Disney's U.S. hotel reservations for the third quarter are running 1 percent ahead of last year's pace, with prices up by low single-digit percentages.
Disney Cruise Line is also seeing positive early returns from the Fantasy, the second of its two new cruise ships, which launched in March from Port Canaveral. Disney said bookings across its four-ship fleet are up 30 percent so far in its third quarter and that occupancy is above 90 percent.
The January-to-March quarter is typically one of the leanest stretches on the calendar for Disney's theme parks, and the division's profit margin for the quarter was just 7.7 percent.
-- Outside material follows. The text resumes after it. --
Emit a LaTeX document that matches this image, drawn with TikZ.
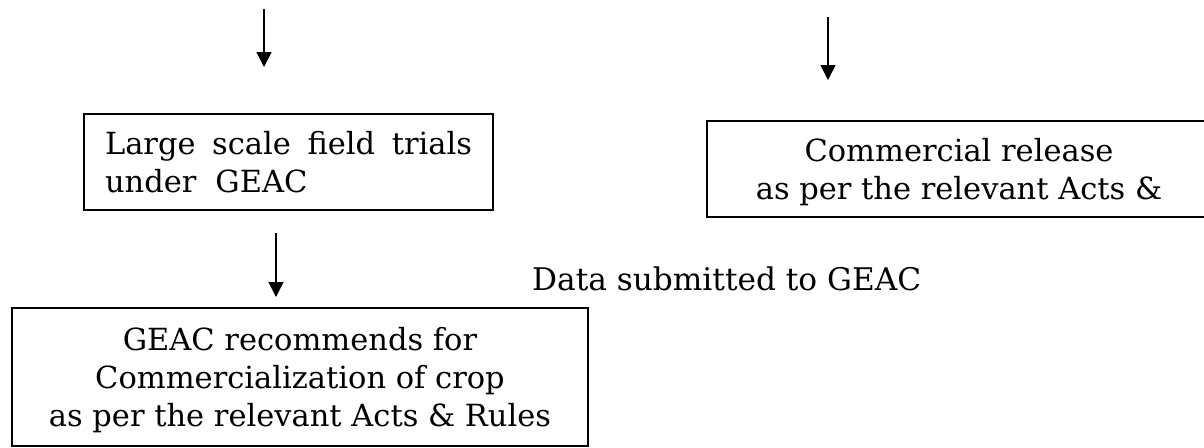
\documentclass[tikz,border=0pt]{standalone}
\usepackage{fontspec}
\setmainfont{DejaVu Serif}
\usetikzlibrary{arrows.meta}
\tikzset{
  boxed/.style={draw=black, line width=1.5pt, inner sep=0pt, align=center,
    text depth=0pt, font=\fontsize{30.5}{38}\selectfont},
  flow/.style={line width=1.4pt, -{Triangle[width=15pt,length=15pt]}},
  lbl/.style={inner sep=0pt, anchor=base west, font=\fontsize{31.2}{38}\selectfont}
}
\begin{document}
\begin{tikzpicture}[x=1pt,y=-1pt]
\useasboundingbox (0,0) rectangle (1204,447);
% coordinates for free arrow ends
\coordinate (a1s) at (264,9);
\coordinate (a1e) at (264,67);
\coordinate (a2s) at (828,17);
\coordinate (a2e) at (828,80);
\coordinate (a3s) at (276,233);
\coordinate (a3e) at (276,297);
% boxes
\node[boxed, minimum width=409pt, minimum height=96pt] (trials) at (288.5,162)
  {\makebox[367pt][s]{Large scale field trials}\\
   \makebox[367pt][l]{under\hspace{19pt}GEAC}};
\begin{scope}
\clip (0,0) rectangle (1204,447);
\node[boxed, line width=1.8pt, minimum width=504pt, minimum height=96pt] (release) at (959,169)
  {Commercial release\\ as per the relevant Acts \&};
\end{scope}
\node[boxed, line width=1.7pt, minimum width=576pt, minimum height=138pt] (recommend) at (300,377)
  {GEAC recommends for\\ Commercialization of crop\\ as per the relevant Acts \& Rules};
\node[lbl] (data) at (532,290) {Data submitted to GEAC};
% arrows
\draw[flow] (a1s) -- (a1e);
\draw[flow] (a2s) -- (a2e);
\draw[flow] (a3s) -- (a3e);
\end{tikzpicture}
\end{document}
But that was still the highest since 2008, when park margins were 12.4 percent.
And analysts expect Disney's profit margins to expand rapidly during the second half of this year, now that some big capital projects notably the new cruise ships, the Disney California Adventure expansion and Disney World's Art of Animation Resort hotel are essentially complete.
"We believe the outlook for attendance and profitability remains encouraging for [the second half of the 2012] and [leads] into a big margin growth year" in 2013, Goldman Sachs analyst Alexia Quadrani wrote in a research note issued ahead of Disney's earnings announcement.
In addition to positive theme-park trends, Disney said advertising revenue climbed in the second quarter for its television networks both its perennially strong cable networks, which include ESPN and Disney Channels, and its long-struggling broadcaster, ABC. Total operating profit at the media networks rose 13 percent for the quarter to $1.7 billion on revenue that was up 9 percent to $4.7 billion.
Disney is still waiting for its smallest division, interactive media, to turn a profit. But the unit, which makes video games, narrowed its losses during the second quarter, posting an operating loss of $70 million, compared with a $115 million operating loss a year ago.